Update: I thought maybe singularities near zero for the scale parameters might be the problem, so I used boundary avoiding gamma(2, 1) parameters as recommended in the user guide. Didn’t help. Trying to sample with the default 4 chains with 2000 iterations gets stuck at iteration 200/2000 (warmup).

Have you tried this with a subset of the data? A hierarchical model with 1000 groups and 1000 observations per group is going to take a while with HMC.

@stijn

Yeah, scaling down the size of the dataset helps enormously. Full bayes actually works and MAP doesn’t error if I keep the data set to about 10K points.

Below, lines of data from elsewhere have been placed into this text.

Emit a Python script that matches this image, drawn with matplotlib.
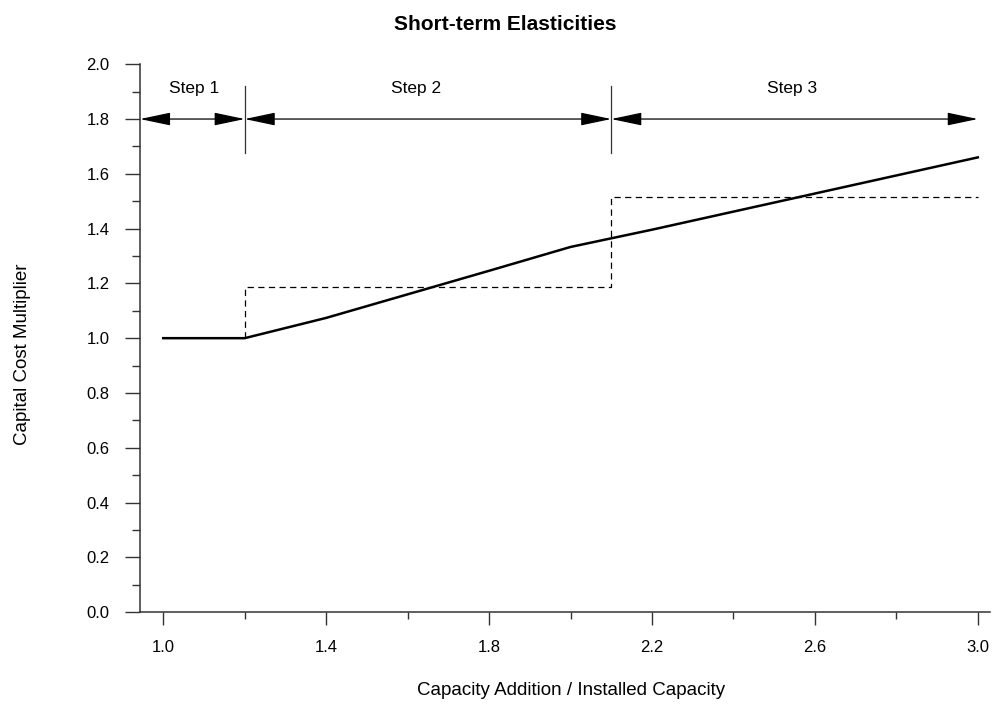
import matplotlib
matplotlib.use('Agg')
import matplotlib.pyplot as plt
from matplotlib.ticker import MultipleLocator, FormatStrFormatter

plt.rcParams['font.family'] = ['Liberation Sans', 'DejaVu Sans']

# solid curve: capital cost multiplier
cap_x = [1.0, 1.2, 1.4, 1.6, 1.8, 2.0, 2.2, 2.6, 3.0]
cap_y = [1.0, 1.0, 1.074, 1.16, 1.246, 1.333, 1.396, 1.528, 1.66]

# dashed step approximation
step_x = [1.2, 1.2, 2.1, 2.1, 3.0]
step_y = [1.0, 1.185, 1.185, 1.516, 1.516]

# step boundaries and labels
bounds = [0.943, 1.2, 2.1, 3.0]
step_labels = ['Step 1', 'Step 2', 'Step 3']
label_x = [1.075, 1.62, 2.545]
arrow_y = 1.8

xticks = [1.0, 1.4, 1.8, 2.2, 2.6, 3.0]
xticklabels = ['1.0', '1.4', '1.8', '2.2', '2.6', '3.0']
xminor = [1.2, 1.6, 2.0, 2.4, 2.8]

fig = plt.figure(figsize=(9.93, 7.06), dpi=100)
ax = fig.add_axes([0.141, 0.133, 0.856, 0.776])

ax.plot(cap_x, cap_y, color='black', lw=1.8)
ax.plot(step_x, step_y, color='black', lw=0.9, linestyle=(0, (5, 3.5)))

for i in range(3):
    ax.annotate('', xy=(bounds[i + 1], arrow_y), xytext=(bounds[i], arrow_y),
                arrowprops=dict(arrowstyle='<|-|>,head_length=1.9,head_width=0.4',
                                color='black', lw=0.9, shrinkA=0, shrinkB=0,
                                mutation_scale=10))
    ax.text(label_x[i], 1.91, step_labels[i], ha='center', va='center', fontsize=12.5)

for b in bounds[1:3]:
    ax.plot([b, b], [1.675, 1.92], color='#333333', lw=0.9)

ax.set_xlim(0.943, 3.03)
ax.set_ylim(0, 2.0)
ax.set_xticks(xticks)
ax.set_xticklabels(xticklabels)
ax.set_xticks(xminor, minor=True)
ax.yaxis.set_major_locator(MultipleLocator(0.2))
ax.yaxis.set_minor_locator(MultipleLocator(0.1))
ax.yaxis.set_major_formatter(FormatStrFormatter('%.1f'))

for s in ['top', 'right']:
    ax.spines[s].set_visible(False)
for s in ['left', 'bottom']:
    ax.spines[s].set_color('#333333')
    ax.spines[s].set_linewidth(1.1)

ax.tick_params(axis='x', which='major', length=9, width=1, color='#333333', pad=11, labelsize=12)
ax.tick_params(axis='x', which='minor', length=5, width=1, color='#333333')
ax.tick_params(axis='y', which='major', length=11, width=1, color='#333333', pad=11, labelsize=12)
ax.tick_params(axis='y', which='minor', length=6, width=1, color='#333333')

ax.set_xlabel('Capacity Addition / Installed Capacity', fontsize=13.5)
ax.set_ylabel('Capital Cost Multiplier', fontsize=13.5)
ax.xaxis.set_label_coords(0.507, -0.128)
ax.yaxis.set_label_coords(-0.128, 0.471)
fig.text(0.5086, 0.965, 'Short-term Elasticities', ha='center', va='center',
         fontsize=15, fontweight='bold')

fig.savefig('out.png', dpi=100)
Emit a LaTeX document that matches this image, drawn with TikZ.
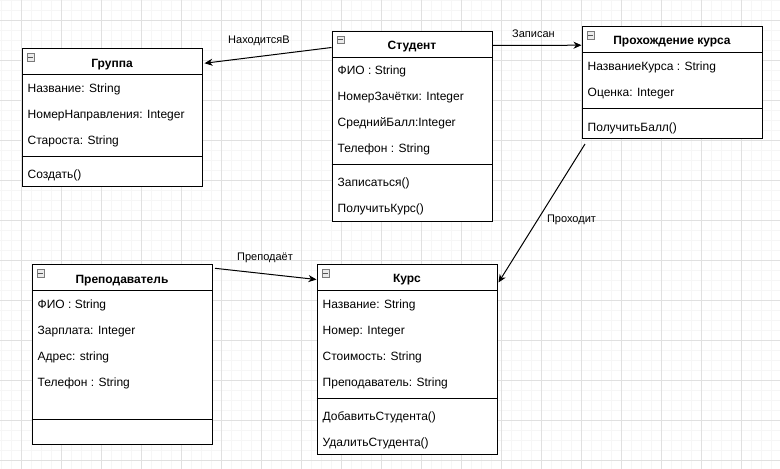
\documentclass[tikz,border=0pt]{standalone}
\usepackage{fontspec}
\setmainfont{Liberation Sans}
\usetikzlibrary{arrows.meta,calc}
\definecolor{gridmajor}{HTML}{E0E0E0}
\definecolor{gridminor}{HTML}{F6F6F6}
\definecolor{iconfill}{HTML}{EBEBEB}
\definecolor{iconline}{HTML}{7A7A7A}
\tikzset{
  classbox/.style={draw, fill=white, line width=1pt, inner sep=0pt, anchor=north west},
  classhead/.style={draw, line width=1pt, inner sep=0pt, anchor=north west, minimum height=26pt,
    font=\bfseries\fontsize{12}{14}\selectfont, text height=10.6pt, text depth=0pt},
  attr/.style={anchor=west, inner sep=0pt, yshift=-0.8pt, font=\fontsize{12}{14}\selectfont, text height=8.6pt, text depth=0pt},
  sepline/.style={line width=1pt},
  icon/.style={draw=iconline, fill=iconfill, line width=0.6pt, minimum size=7.5pt, inner sep=0pt, anchor=north west},
  iconbar/.style={draw=iconline!70!black, line width=0.8pt},
  lbl/.style={inner sep=0pt, font=\fontsize{11}{13}\selectfont},
  assoc/.style={line width=1pt, -{Stealth[length=8pt,width=7pt,inset=2.5pt]}},
  gmin/.style={draw=gridminor, line width=0.8pt},
  gmaj/.style={draw=gridmajor, line width=0.8pt}
}
\begin{document}
\begin{tikzpicture}[x=1pt,y=-1pt]
\useasboundingbox (0,0) rectangle (780,469);
\fill[white] (0,0) rectangle (780,469);
% grid
\foreach \i in {1,11,...,771} \draw[gmin] (\i,0) -- (\i,469);
\foreach \j in {0.7,10.7,...,460.7} \draw[gmin] (0,\j) -- (780,\j);
\foreach \i in {21,61,...,741} \draw[gmaj] (\i,0) -- (\i,469);
\foreach \j in {20.7,60.7,...,460.7} \draw[gmaj] (0,\j) -- (780,\j);

% ---------- Группа ----------
\node[classbox, minimum width=180pt, minimum height=138pt] (grp) at (21.5,48.3) {};
\node[classhead, minimum width=180pt] (grph) at (21.5,48.3) {Группа};
\draw[sepline] (grp.west |- 0,156.3) -- (grp.east |- 0,156.3);
\node[icon] (grpi) at (26.5,53.3) {};
\draw[iconbar] ([xshift=1.5pt]grpi.west) -- ([xshift=-1.5pt]grpi.east);
\node[attr] (grpa1) at (27.5,87.3) {Название: String};
\node[attr] (grpa2) at (27.5,113.3) {НомерНаправления: Integer};
\node[attr] (grpa3) at (27.5,139.3) {Староста: String};
\node[attr] (grpm1) at (27.5,173.3) {Создать()};

% ---------- Студент ----------
\node[classbox, minimum width=160pt, minimum height=190pt] (stu) at (331.5,30.7) {};
\node[classhead, minimum width=160pt] (stuh) at (331.5,30.7) {Студент};
\draw[sepline] (stu.west |- 0,164.7) -- (stu.east |- 0,164.7);
\node[icon] (stui) at (336.5,35.7) {};
\draw[iconbar] ([xshift=1.5pt]stui.west) -- ([xshift=-1.5pt]stui.east);
\node[attr] (stua1) at (337.5,69.7) {ФИО : String};
\node[attr] (stua2) at (337.5,95.7) {НомерЗачётки: Integer};
\node[attr] (stua3) at (337.5,121.7) {СреднийБалл:Integer};
\node[attr] (stua4) at (337.5,147.7) {Телефон : String};
\node[attr] (stum1) at (337.5,181.7) {Записаться()};
\node[attr] (stum2) at (337.5,207.7) {ПолучитьКурс()};

% ---------- Прохождение курса ----------
\node[classbox, minimum width=180pt, minimum height=112pt] (pro) at (581.5,26) {};
\node[classhead, minimum width=180pt] (proh) at (581.5,26) {Прохождение курса};
\draw[sepline] (pro.west |- 0,108) -- (pro.east |- 0,108);
\node[icon] (proi) at (586.5,31) {};
\draw[iconbar] ([xshift=1.5pt]proi.west) -- ([xshift=-1.5pt]proi.east);
\node[attr] (proa1) at (587.5,65) {НазваниеКурса : String};
\node[attr] (proa2) at (587.5,91) {Оценка: Integer};
\node[attr] (prom1) at (587.5,126) {ПолучитьБалл()};

% ---------- Преподаватель ----------
\node[classbox, minimum width=180pt, minimum height=179.7pt] (pre) at (31.5,264.3) {};
\node[classhead, minimum width=180pt] (preh) at (31.5,264.3) {Преподаватель};
\draw[sepline] (pre.west |- 0,419.3) -- (pre.east |- 0,419.3);
\node[icon] (prei) at (36.5,269.3) {};
\draw[iconbar] ([xshift=1.5pt]prei.west) -- ([xshift=-1.5pt]prei.east);
\node[attr] (prea1) at (37.5,303.3) {ФИО : String};
\node[attr] (prea2) at (37.5,329.3) {Зарплата: Integer};
\node[attr] (prea3) at (37.5,355.3) {Адрес: string};
\node[attr] (prea4) at (37.5,381.3) {Телефон : String};

% ---------- Курс ----------
\node[classbox, minimum width=180pt, minimum height=190pt] (kur) at (316.5,264) {};
\node[classhead, minimum width=180pt] (kurh) at (316.5,264) {Курс};
\draw[sepline] (kur.west |- 0,398) -- (kur.east |- 0,398);
\node[icon] (kuri) at (321.5,269) {};
\draw[iconbar] ([xshift=1.5pt]kuri.west) -- ([xshift=-1.5pt]kuri.east);
\node[attr] (kura1) at (322.5,303) {Название: String};
\node[attr] (kura2) at (322.5,329) {Номер: Integer};
\node[attr] (kura3) at (322.5,355) {Стоимость: String};
\node[attr] (kura4) at (322.5,381) {Преподаватель: String};
\node[attr] (kurm1) at (322.5,415) {ДобавитьСтудента()};
\node[attr] (kurm2) at (322.5,441) {УдалитьСтудента()};

% ---------- connectors ----------
\draw[assoc, shorten >=2pt] ([yshift=-3.3pt]stuh.west) -- ([yshift=-1.7pt]grph.east);
\draw[assoc] ([yshift=-1.3pt]stuh.east) -- ([yshift=-5.7pt]proh.west);
\draw[assoc] ([xshift=3.5pt,yshift=-5pt]pro.south west) -- ([xshift=1pt,yshift=-5pt]kurh.east);
\draw[assoc] ([xshift=2.5pt,yshift=-4pt]pre.north east) -- ([yshift=-2pt]kurh.west);

% ---------- labels ----------
\node[lbl] (l1) at (259,41) {НаходитсяВ};
\node[lbl] (l2) at (533.5,34) {Записан};
\node[lbl] (l3) at (571.5,219.5) {Проходит};
\node[lbl] (l4) at (265,258.3) {Преподаёт};
\end{tikzpicture}
\end{document}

I’m guessing the log probability gradient was blowing up with the full dataset?

Not sure what a correct way of handling larger datasets is, but in any case this topic can be closed I guess. Thanks for the help

It’s possible that the MAP problem and the Full Bayes problem are unrelated. Maximum likelihoods can blow up with corner solutions (\sigma = 0). Full Bayes could be a computational problem (too much information can cause strong correlations between parameters) or a memory problem (too many parameters x iterations to keep track of).